Posted by : Unknown Friday, August 2, 2013

A special committee of Dell's board agrees to Michael Dell's new offer, which increases the purchase price to $13.75 per share and includes a special dividend of 13 cents per share.



August 2, 2013 7:01 AM PDT



Michael Dell

Michael Dell


(Credit: James Martin/CNET)

Dell's Special Committee of the Board of Directors has entered into a revised agreement with its founder Michael Dell and his partner Silver Lake Partners.


The company said on Friday that it has agreed to Dell's recently announced $13.75-per-share offer. The parties have also agreed to a special dividend that will be paid to shareholders at or before closing of 13 cents per share. The third-quarter dividend of 8 cents per share, which was already in place, will also be paid. All told, as much as $470 million in increased value is represented in the new deal.


Michael Dell and Silver Lake's initial offer was to acquire the PC maker for $13.65 per share. However, after Carl Icahn came in with his own alternative deal and major shareholders indicated an unwillingness to accept the deal, the founder came back with his latest offer. The special dividend and payment of the third-quarter dividend were not originally included in that deal.

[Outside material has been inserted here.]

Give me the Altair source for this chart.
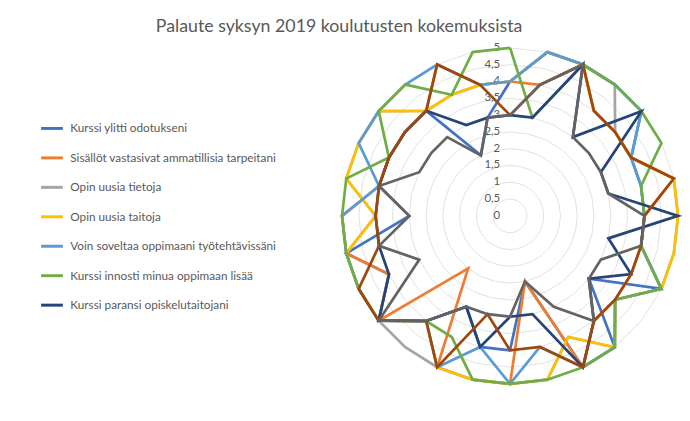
import altair as alt
import pandas as pd

N_CAT = 28
categories = list(range(N_CAT))

series_names = [
    "Kurssi ylitti odotukseni",
    "Sisällöt vastasivat ammatillisia tarpeitani",
    "Opin uusia tietoja",
    "\u00a0Opin uusia taitoja",
    "Voin soveltaa oppimaani työtehtävissäni",
    "\u00a0Kurssi innosti minua oppimaan lisää",
    "Kurssi paransi opiskelutaitojani",
    "Sarja8",
    "Sarja9",
]
series_colors = ["#4472C4", "#ED7D31", "#A5A5A5", "#FFC000", "#5B9BD5",
                 "#70AD47", "#264478", "#9E480E", "#636363"]

kurssi_ylitti = [4, 5, 5, 5, 5, 4, 4, 4, 4, 5, 3, 5, 5, 2, 4, 4, 3, 4, 5, 4, 5, 3, 4, 4, 4, 4, 2, 3]
sisallot = [4, 4, 5, 4, 4, 4, 5, 4, 4, 4, 4, 4, 5, 2, 5, 5, 5, 2, 5, 4, 5, 5, 4, 4, 4, 4, 5, 4]
tietoja = [4, 5, 5, 5, 4, 4, 5, 5, 5, 5, 4, 5, 4, 5, 5, 5, 5, 5, 5, 5, 5, 4, 5, 5, 5, 4, 4, 4]
taitoja = [4, 5, 5, 4, 4, 4, 5, 5, 5, 5, 4, 5, 4, 5, 5, 5, 5, 4, 5, 5, 5, 4, 5, 5, 5, 4, 4, 4]
soveltaa = [4, 5, 5, 5, 5, 4, 4, 4, 4, 5, 4, 5, 5, 4, 5, 4, 5, 4, 5, 5, 5, 5, 4, 5, 5, 5, 5, 4]
innosti = [5, 3, 5, 5, 5, 5, 4, 4, 4, 5, 4, 5, 5, 5, 5, 5, 4, 4, 5, 5, 5, 5, 5, 4, 5, 5, 4, 5]
paransi = [3, 3, 5, 3, 5, 3, 3, 5, 3, 4, 3, 4, 5, 3, 3, 4, 3, 4, 5, 4, 4, 4, 4, 4, 4, 4, 3, 3]
sarja8 = [3, 4, 5, 4, 4, 4, 5, 4, 4, 4, 4, 4, 5, 4, 4, 3, 5, 4, 5, 5, 4, 4, 4, 4, 4, 4, 5, 4]
sarja9 = [3, 4, 5, 3, 3, 3, 3, 4, 4, 3, 3, 4, 3, 2, 3, 3, 3, 4, 5, 3, 4, 3, 4, 3, 3, 3, 2, 3]

all_values = [kurssi_ylitti, sisallot, tietoja, taitoja, soveltaa, innosti, paransi, sarja8, sarja9]

grid_levels = [0.5, 1, 1.5, 2, 2.5, 3, 3.5, 4, 4.5, 5]
tick_values = [0, 0.5, 1, 1.5, 2, 2.5, 3, 3.5, 4, 4.5, 5]
tick_labels = ["0", "0,5", "1", "1,5", "2", "2,5", "3", "3,5", "4", "4,5", "5"]

rows = []
for s, (name, vals) in enumerate(zip(series_names, all_values)):
    for i in range(N_CAT + 1):
        rows.append({"series": name, "sidx": s, "order": i, "value": vals[i % N_CAT]})
df = pd.DataFrame(rows)

grid_rows = []
for lv in grid_levels:
    for i in range(N_CAT + 1):
        grid_rows.append({"level": lv, "order": i, "value": lv})
grid_df = pd.DataFrame(grid_rows)

tick_df = pd.DataFrame({"v": tick_values, "label": tick_labels})

W, H = 682, 360
PX = 34.0
cx, cy = 516 - 8, 216 - 48
xs = alt.Scale(domain=[-cx / PX, (W - cx) / PX], nice=False, zero=False)
ys = alt.Scale(domain=[-(H - cy) / PX, cy / PX], nice=False, zero=False)

def polar(ch):
    return ch.transform_calculate(
        ang="2*PI*datum.order/" + str(N_CAT),
        px="datum.value*sin(datum.ang)",
        py="datum.value*cos(datum.ang)",
    )

grid = polar(alt.Chart(grid_df)).mark_line(color="#D9D9D9", strokeWidth=0.8, clip=False).encode(
    x=alt.X("px:Q", scale=xs, axis=None),
    y=alt.Y("py:Q", scale=ys, axis=None),
    detail="level:N",
    order="order:Q",
)

ticks = alt.Chart(tick_df).transform_calculate(px="0").mark_text(
    align="right", baseline="middle", dx=-10, fontSize=11.5, font="Lato", color="#595959"
).encode(
    x=alt.X("px:Q", scale=xs, axis=None),
    y=alt.Y("v:Q", scale=ys, axis=None),
    text="label:N",
)

legend = alt.Legend(
    title=None, orient="none", legendX=32, legendY=67, values=series_names[:7],
    symbolType="stroke", symbolSize=484, symbolStrokeWidth=3,
    labelFontSize=11.9, labelFont="Lato", labelColor="#595959",
    rowPadding=10.8, labelOffset=6, padding=0, labelLimit=400,
)

lines = polar(alt.Chart(df)).mark_line(strokeWidth=2.75, clip=False).encode(
    x=alt.X("px:Q", scale=xs, axis=None),
    y=alt.Y("py:Q", scale=ys, axis=None),
    color=alt.Color("series:N", scale=alt.Scale(domain=series_names, range=series_colors),
                    legend=legend, sort=series_names),
    order="order:Q",
)

chart = alt.layer(grid, ticks, lines).properties(
    width=W, height=H,
    title=alt.TitleParams(
        "Palaute syksyn 2019 koulutusten kokemuksista", font="Lato", fontSize=18,
        fontWeight="normal", color="#595959", offset=6, dx=-6, anchor="middle",
    ),
    autosize=alt.AutoSizeParams(type="none"),
    padding={"left": 0, "top": 40, "right": 0, "bottom": 0},
).configure_view(stroke=None)

chart.save("out.html", embed_options={"renderer": "svg", "actions": False})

The crown jewel in the deal, however, is a change Dell has made to its voting policies. Previously, if a shareholder didn't vote in the election to determine whether the deal should be made, it would have counted as a "no" vote. In the offer Michael Dell presented to his company's board last week, he asked that only the votes that are cast be counted.


In today's statement, Dell confirmed that it has made that change. Alex Mandl, chairman of the Special Committee, said that the governing body "does not believe it is appropriate to count shares that have not been voted as having been voted in support of any particular alternative."


By accepting the deal, Dell's board has pushed off the vote that was supposed to be held Friday to determine if the company should go private on September 12. Carl Icahn, who has been a vocal critic of the deal, which would bring Dell private and put it firmly under the control of its founder, filed a lawsuit Thursday trying to make the company hold the vote Friday on the initial offer. That has obviously not happened.


When that vote is held on September 12, it'll have the full support of the company's board. In his statement today, Mandl said that the Special Committee urges "all shareholders to support this transaction."


This story has been updated throughout the morning.